Strengths and limitations
Strengths
– Randomized, multicenter design and robust sample size for the primary outcome.
– Clinically relevant population (nursing-home residents aged ≥80 with polypharmacy and low SBP) that is frequently underrepresented in trials.
– Clear, pragmatic intervention that achieved substantial medication reduction.
Limitations
– The summary report does not detail masking; the trial’s pragmatic, protocol-driven approach likely limited blinding and may permit performance bias (although mortality is an objective outcome).
– Cause-specific mortality and detailed cardiovascular event rates are not provided in the summary; the trial may not have been powered to detect modest differences in cardiovascular events.
– Generalizability is limited to similar nursing-home, frail populations with baseline SBP <130 mm Hg; findings do not apply to community-dwelling older adults, those with higher baseline BP, or younger patients.
– Important patient-centered outcomes (quality of life, cognition, orthostatic symptoms, falls frequency) either were not primary endpoints or are not reported in the summary; these outcomes could still favor deprescribing in some patients.
– Information about treatment adherence, crossover, and reasons for stopping medications is not detailed in the summary and could affect interpretation.
Research and practice gaps
Future analyses and trials should examine cause-specific mortality and cardiovascular outcomes, as well as symptomatic outcomes important to patients (falls, orthostatic hypotension, cognition, functional status, and quality of life). Trials comparing alternative deprescribing algorithms and those incorporating shared decision-making with explicit patient-centered outcomes would be valuable. Economic analyses examining cost and resource implications of reduced medication burden in care homes could also inform policy.
Conclusion
In frail nursing-home residents aged 80 years or older receiving multiple antihypertensive medications and with SBP <130 mm Hg, a protocolized step-down of antihypertensive therapy reduced drug burden and produced a modest rise in SBP but did not reduce all-cause mortality over ~3 years. Clinicians should not expect a survival advantage from routine deprescribing in this population but may still consider deprescribing on an individualized basis to address polypharmacy, symptoms, or patient preferences. Further work is needed to define effects on quality of life, functional status, and cardiovascular events.
Funding and trial registration
Funded by the French Ministry of Health and others. RETREAT-FRAIL ClinicalTrials.gov number: NCT03453268.
References
1. Benetos A, Gautier S, Freminet A, et al.; RETREAT-FRAIL Study Group. Reduction of Antihypertensive Treatment in Nursing Home Residents.
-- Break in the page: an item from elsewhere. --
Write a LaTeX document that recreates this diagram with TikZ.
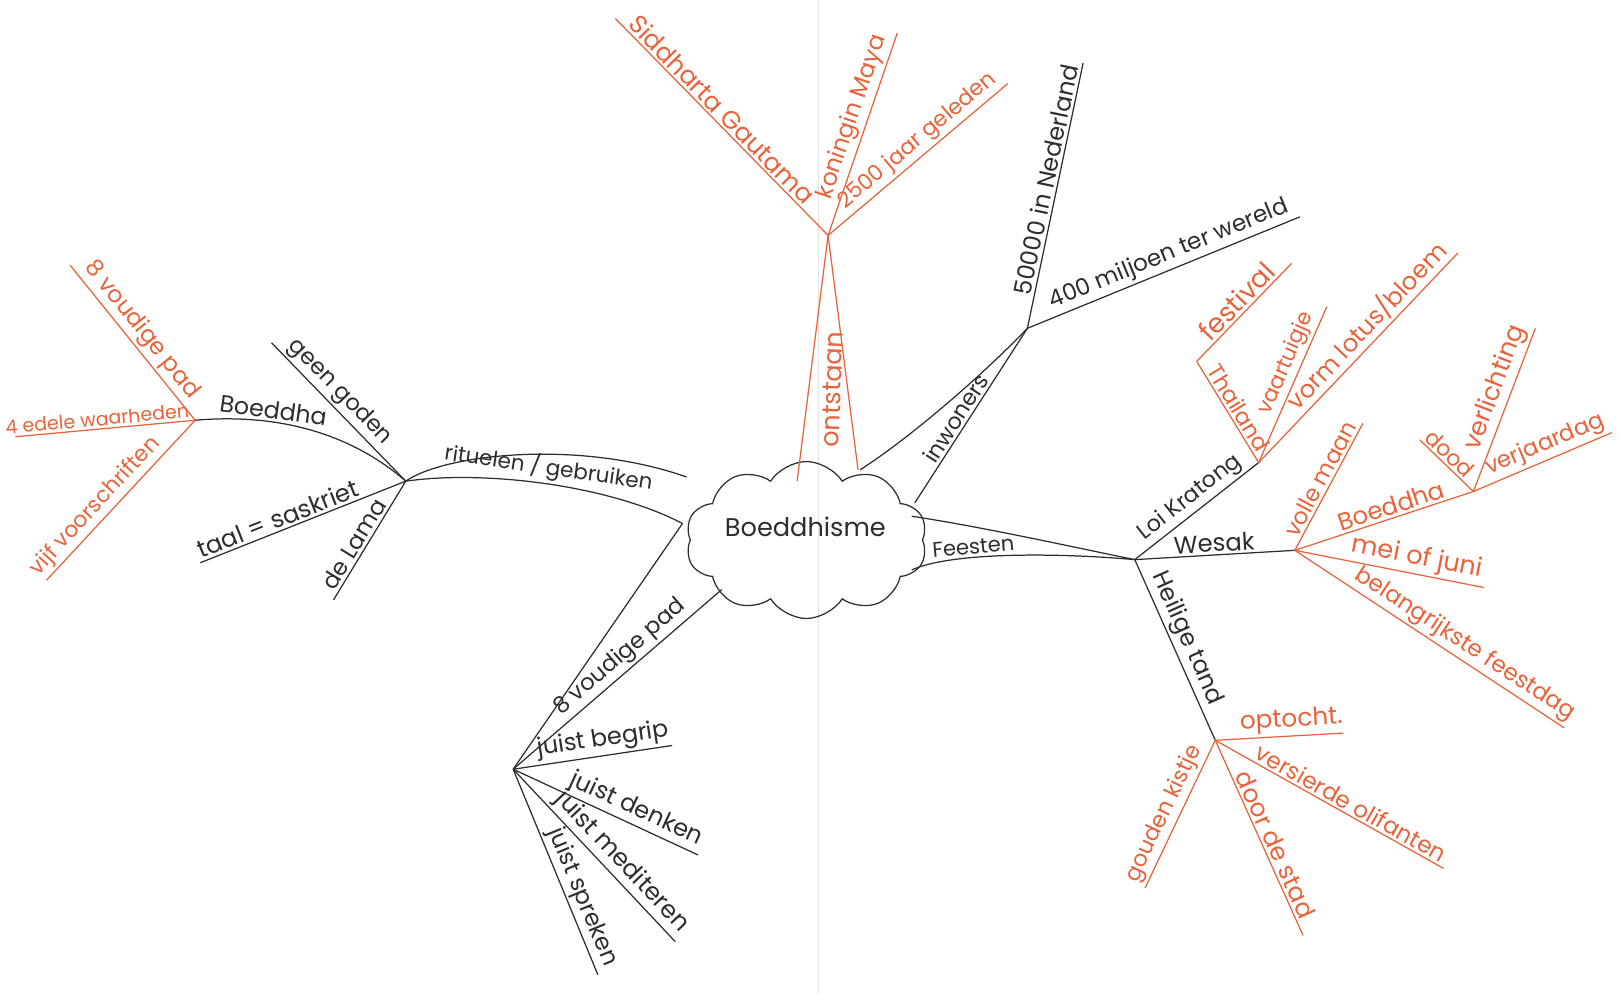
\documentclass[tikz,border=0pt]{standalone}
\usepackage{fontspec}
\setmainfont{Poppins}
\usetikzlibrary{shapes.symbols}
\definecolor{ink}{RGB}{45,45,45}
\definecolor{ora}{RGB}{232,98,58}
\begin{document}
\begin{tikzpicture}[x=0.5pt,y=-0.5pt,
  br/.style={draw=ink, line width=0.6pt},
  obr/.style={draw=ora, line width=0.6pt},
  fs/.style={font=\fontsize{#1}{#1}\selectfont},
  lb/.style={sloped, above, inner sep=1.2pt, text=ink, fs=11},
  olb/.style={lb, text=ora},
]
\useasboundingbox (0,0) rectangle (1568,962);
% fold line of the paper
\coordinate (f1) at (793,0);
\coordinate (f2) at (793,962);
\draw[gray!22, line width=0.4pt] (f1) -- (f2);

% centre
\node[cloud, cloud puffs=10, cloud puff arc=115, cloud ignores aspect, draw=ink, line width=0.6pt,
      minimum width=117pt, minimum height=76pt] (cl) at (781,523) {};
\node[text=ink, fs=12.4] (title) at (780,510) {Boeddhisme};

% hubs
\coordinate (L) at (393,466);
\coordinate (O1) at (189,407);
\coordinate (T) at (802,228);
\coordinate (I) at (995,318);
\coordinate (R) at (1099,542);
\coordinate (KR) at (1219,448);
\coordinate (WE) at (1254,533);
\coordinate (HT) at (1177,717);
\coordinate (B) at (497,745);
\coordinate (BO) at (1427,476);
\coordinate (TH) at (1159,350);

% attachment points at the cloud
\coordinate (ru) at (665,462);
\coordinate (rl) at (661,507);
\coordinate (ol) at (772,466);
\coordinate (or) at (831,455);
\coordinate (io) at (833,455);
\coordinate (ii) at (886,487);
\coordinate (fu) at (883,500);
\coordinate (fl) at (883,552);
\coordinate (vi) at (699,571);

% ends
\coordinate (eGeen) at (263,332);
\coordinate (eTaal) at (194,545);
\coordinate (eLama) at (323,581);
\coordinate (e8o) at (68,257);
\coordinate (e4) at (15,423);
\coordinate (eVijf) at (45,562);
\coordinate (eSid) at (596,18);
\coordinate (eKon) at (869,32);
\coordinate (e2500) at (976,81);
\coordinate (e5) at (1049,61);
\coordinate (e400) at (1259,210);
\coordinate (eFest) at (1251,255);
\coordinate (eVaar) at (1285,297);
\coordinate (eVorm) at (1412,245);
\coordinate (eVol) at (1320,410);
\coordinate (eDood) at (1375,426);
\coordinate (eVerl) at (1487,318);
\coordinate (eVerj) at (1561,419);
\coordinate (eMei) at (1437,569);
\coordinate (eBel) at (1515,705);
\coordinate (eOpt) at (1301,710);
\coordinate (eOli) at (1398,841);
\coordinate (eStad) at (1262,906);
\coordinate (eKist) at (1109,860);
\coordinate (eJb) at (651,722);
\coordinate (eJd) at (676,828);
\coordinate (eJm) at (654,912);
\coordinate (eJs) at (579,944);

% ---- left: rituelen / gebruiken
\draw[br] (L) .. controls (430,440) and (560,425) .. (ru);
\draw[br] (L) .. controls (470,455) and (590,470) .. node[lb, fs=10.4, pos=0.5] (tRit) {rituelen / gebruiken} (rl);
\draw[br] (L) .. controls (340,420) and (270,400) .. node[lb, fs=11.5, pos=0.68] (tBoe) {Boeddha} (O1);
\draw[br] (L) -- node[lb, pos=0.57] (tGeen) {geen goden} (eGeen);
\draw[br] (L) -- node[lb, fs=11.8, pos=0.6] (tTaal) {taal = saskriet} (eTaal);
\draw[br] (L) -- node[lb, fs=11.2, pos=0.58] (tLama) {de Lama} (eLama);
\draw[obr] (O1) -- node[olb, fs=11.3, pos=0.52] (t8o) {8 voudige pad} (e8o);
\draw[obr] (O1) -- node[olb, fs=9.2, pos=0.54] (t4) {4 edele waarheden} (e4);
\draw[obr] (O1) -- node[olb, fs=10.6, pos=0.6] (tVijf) {vijf voorschriften} (eVijf);

% ---- top: ontstaan
\draw[obr] (T) -- (ol);
\draw[obr] (T) -- (or);
\node[text=ora, fs=12.4, rotate=88] (tOnt) at (806,377) {ontstaan};
\draw[obr] (T) -- node[olb, fs=12.2, pos=0.54] (tSid) {Siddharta Gautama} (eSid);
\draw[obr] (T) -- node[olb, fs=11.4, pos=0.56] (tKon) {koningin Maya} (eKon);
\draw[obr] (T) -- node[olb, fs=10.6, pos=0.55] (t2500) {2500 jaar geleden} (e2500);

% ---- inwoners
\draw[br] (io) .. controls (880,425) and (950,365) .. (I);
\draw[br] (ii) -- node[lb, fs=10.8, pos=0.45] (tInw) {inwoners} (I);
\draw[br] (I) -- node[lb, fs=11.6, pos=0.55] (t5) {50000 in Nederland} (e5);
\draw[br] (I) -- node[lb, fs=11.2, pos=0.54] (t400) {400 miljoen ter wereld} (e400);

% ---- Feesten
\draw[br] (fu) .. controls (950,510) and (1040,530) .. (R);
\draw[br] (fl) .. controls (920,535) and (1020,535) .. node[lb, fs=10.2, pos=0.36] (tFee) {Feesten} (R);
\draw[br] (R) -- node[lb, fs=10.8, pos=0.52] (tLoi) {Loi Kratong} (KR);
\draw[br] (R) -- node[lb, fs=11.8, pos=0.5] (tWes) {Wesak} (WE);
\draw[br] (R) -- node[lb, fs=11.6, pos=0.47] (tHei) {Heilige tand} (HT);

% Loi Kratong
\draw[obr] (KR) -- node[olb, fs=10.8, pos=0.48] (tTha) {Thailand} (TH);
\draw[obr] (TH) -- node[olb, fs=13, pos=0.52] (tFes) {festival} (eFest);
\draw[obr] (KR) -- node[olb, fs=10.4, pos=0.6] (tVaa) {vaartuigje} (eVaar);
\draw[obr] (KR) -- node[olb, fs=11.8, pos=0.6] (tVor) {vorm lotus/bloem} (eVorm);

% Wesak
\draw[obr] (WE) -- node[olb, fs=11, pos=0.52] (tVol) {volle maan} (eVol);
\draw[obr] (WE) -- node[olb, fs=11.8, pos=0.56] (tBo2) {Boeddha} (BO);
\draw[obr] (eDood) -- node[olb, fs=10.6, pos=0.42] (tDood) {dood} (BO);
\draw[obr] (BO) -- node[olb, fs=12.2, pos=0.6] (tVerl) {verlichting} (eVerl);
\draw[obr] (BO) -- node[olb, fs=11, pos=0.56] (tVerj) {verjaardag} (eVerj);
\draw[obr] (WE) -- node[olb, fs=12.4, pos=0.63] (tMei) {mei of juni} (eMei);
\draw[obr] (WE) -- node[olb, fs=11.2, pos=0.6] (tBel) {belangrijkste feestdag} (eBel);

% Heilige tand
\draw[obr] (HT) -- node[olb, fs=12, pos=0.6] (tOpt) {optocht.} (eOpt);
\draw[obr] (HT) -- node[olb, fs=11.2, pos=0.57] (tOli) {versierde olifanten} (eOli);
\draw[obr] (HT) -- node[olb, fs=12, pos=0.56] (tSta) {door de stad} (eStad);
\draw[obr] (HT) -- node[olb, fs=10.8, pos=0.54] (tKis) {gouden kistje} (eKist);

% ---- 8 voudige pad
\draw[br] (rl) -- (B);
\draw[br] (vi) -- node[lb, fs=11, pos=0.44] (t8b) {8 voudige pad} (B);
\draw[br] (B) -- node[lb, fs=11.6, pos=0.58] (tJb) {juist begrip} (eJb);
\draw[br] (B) -- node[lb, fs=11.6, pos=0.63] (tJd) {juist denken} (eJd);
\draw[br] (B) -- node[lb, fs=11.8, pos=0.6] (tJm) {juist mediteren} (eJm);
\draw[br] (B) -- node[lb, fs=11.4, pos=0.65] (tJs) {juist spreken} (eJs);
\end{tikzpicture}
\end{document}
N Engl J Med. 2025 Nov 20;393(20):1990-2000. doi: 10.1056/NEJMoa2508157 . Epub 2025 Aug 29. PMID: 40879421 .
2. SPRINT Research Group; Wright JT Jr, Williamson JD, Whelton PK, et al. A Randomized Trial of Intensive versus Standard Blood-Pressure Control. N Engl J Med. 2015;373:2103–2116.
3. Williams B, Mancia G, Spiering W, et al. 2018 ESC/ESH Guidelines for the management of arterial hypertension. Eur Heart J. 2018;39:3021–3104.
4. Whelton PK, Carey RM, Aronow WS, et al. 2017 ACC/AHA Guideline for the Prevention, Detection, Evaluation, and Management of High Blood Pressure in Adults. Hypertension. 2018;71:e13–e115.